### Task brief
Copy from the first line below down to and including the line with "21.3, 23.0, 24.8];". Skip the pictures.
* * * * *
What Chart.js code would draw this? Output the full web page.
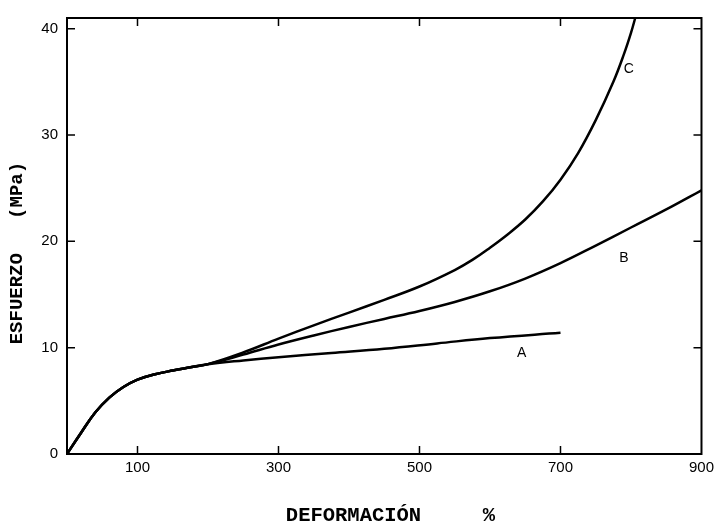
<!DOCTYPE html>
<html>
<head>
<meta charset="utf-8">
<script src="https://cdn.jsdelivr.net/npm/chart.js@4"></script>
<style>
  body { margin: 0; background: #fff; }
</style>
</head>
<body>
<canvas id="chart" width="719" height="526"></canvas>
<script>
// shared start of the three curves (deformation %, stress MPa)
const baseX = [0, 20, 40, 60, 80, 100, 125, 150, 175, 200];
const baseY = [0, 2.0, 3.9, 5.3, 6.3, 7.0, 7.5, 7.85, 8.15, 8.45];

const aX = [250, 300, 375, 450, 525, 600, 700];
const aY = [8.8, 9.1, 9.5, 9.9, 10.4, 10.9, 11.4];

const bX = [250, 300, 350, 400, 450, 500, 550, 600, 650, 700, 750, 800, 850, 900];
const bY = [9.35, 10.3, 11.15, 11.95, 12.7, 13.45, 14.3, 15.3, 16.5, 17.95, 19.6, 21.3, 23.0, 24.8];

const cX = [250, 300, 350, 400, 450, 500, 550, 575, 600, 625, 650, 675, 700, 725, 750, 775, 790, 800, 806, 810];
const cY = [9.55, 10.85, 12.1, 13.3, 14.5, 15.75, 17.3, 18.25, 19.4, 20.65, 22.05, 23.75, 25.8, 28.3, 31.4, 35.0, 37.6, 39.6, 41.0, 42.0];

const xTicks = [100, 300, 500, 700, 900];
const yTicks = [0, 10, 20, 30, 40];

const curveNames = ['A', 'B', 'C'];

function toPoints(xs, ys) {
  const pts = [];
  for (let i = 0; i < xs.length; i++) pts.push({x: xs[i], y: ys[i]});
  return pts;
}

function curve(label, xs, ys) {
  return {
    label: label,
    data: toPoints(baseX.concat(xs), baseY.concat(ys)),
    showLine: true,
    borderColor: '#000',
    borderWidth: 2.5,
    pointRadius: 0,
    tension: 0.4,
    fill: false
  };
}

// box around the plot, inward tick marks, and the A/B/C curve labels
const frame = {
  id: 'frame',
  afterDraw(chart) {
    const ctx = chart.ctx;
    const a = chart.chartArea;
    const xs = chart.scales.x;
    const ys = chart.scales.y;
    ctx.save();
    ctx.strokeStyle = '#000';
    ctx.lineWidth = 2;
    ctx.strokeRect(a.left, a.top, a.right - a.left, a.bottom - a.top);

    ctx.lineWidth = 1.5;
    ctx.beginPath();
    xTicks.forEach(v => {
      if (v <= xs.min || v >= xs.max) return;
      const px = xs.getPixelForValue(v);
      ctx.moveTo(px, a.bottom); ctx.lineTo(px, a.bottom - 8);
      ctx.moveTo(px, a.top); ctx.lineTo(px, a.top + 8);
    });
    yTicks.forEach(v => {
      if (v <= ys.min || v >= ys.max) return;
      const py = ys.getPixelForValue(v);
      ctx.moveTo(a.left, py); ctx.lineTo(a.left + 8, py);
      ctx.moveTo(a.right, py); ctx.lineTo(a.right - 8, py);
    });
    ctx.stroke();

    ctx.fillStyle = '#000';
    ctx.font = '14px "Liberation Sans", Arial, sans-serif';
    ctx.textAlign = 'center';
    ctx.textBaseline = 'middle';
    const spots = [[645, 9.5], [790, 18.4], [797, 36.2]];
    curveNames.forEach((n, i) => {
      ctx.fillText(n, xs.getPixelForValue(spots[i][0]), ys.getPixelForValue(spots[i][1]));
    });
    ctx.restore();
  }
};

const titleFont = {family: '"Liberation Mono", "Courier New", monospace', weight: 'bold', lineHeight: 1};
const tickFont = {family: '"Liberation Sans", Arial, sans-serif', size: 15};

new Chart(document.getElementById('chart'), {
  type: 'scatter',
  data: {
    datasets: [curve('A', aX, aY), curve('B', bX, bY), curve('C', cX, cY)]
  },
  options: {
    responsive: false,
    devicePixelRatio: 1,
    animation: false,
    layout: {padding: {top: 18, right: 13, left: 0, bottom: 0}},
    plugins: {
      legend: {display: false},
      tooltip: {enabled: false}
    },
    scales: {
      x: {
        type: 'linear',
        min: 0,
        max: 900,
        afterBuildTicks: s => { s.ticks = xTicks.map(v => ({value: v})); },
        afterFit: s => { s.height = 72; },
        grid: {display: false, drawTicks: false},
        border: {display: false},
        ticks: {color: '#000', font: tickFont, padding: 5, maxRotation: 0},
        title: {
          display: true,
          text: ' DEFORMACIÓN     %',
          color: '#000',
          font: Object.assign({size: 20.5}, titleFont),
          padding: {top: 0, bottom: 0}
        }
      },
      y: {
        min: 0,
        max: 41,
        afterBuildTicks: s => { s.ticks = yTicks.map(v => ({value: v})); },
        afterFit: s => { s.width = 67; },
        grid: {display: false, drawTicks: false},
        border: {display: false},
        ticks: {color: '#000', font: tickFont, padding: 9},
        title: {
          display: true,
          text: 'ESFUERZO   (MPa)   ',
          color: '#000',
          font: Object.assign({size: 19}, titleFont),
          padding: {top: 8, bottom: 0}
        }
      }
    }
  },
  plugins: [frame]
});
</script>
</body>
</html>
* * * * *
### Result of the exercise
What Chart.js code would draw this? Output the full web page.
<!DOCTYPE html>
<html>
<head>
<meta charset="utf-8">
<script src="https://cdn.jsdelivr.net/npm/chart.js@4"></script>
<style>
  body { margin: 0; background: #fff; }
</style>
</head>
<body>
<canvas id="chart" width="719" height="526"></canvas>
<script>
// shared start of the three curves (deformation %, stress MPa)
const baseX = [0, 20, 40, 60, 80, 100, 125, 150, 175, 200];
const baseY = [0, 2.0, 3.9, 5.3, 6.3, 7.0, 7.5, 7.85, 8.15, 8.45];

const aX = [250, 300, 375, 450, 525, 600, 700];
const aY = [8.8, 9.1, 9.5, 9.9, 10.4, 10.9, 11.4];

const bX = [250, 300, 350, 400, 450, 500, 550, 600, 650, 700, 750, 800, 850, 900];
const bY = [9.35, 10.3, 11.15, 11.95, 12.7, 13.45, 14.3, 15.3, 16.5, 17.95, 19.6, 21.3, 23.0, 24.8];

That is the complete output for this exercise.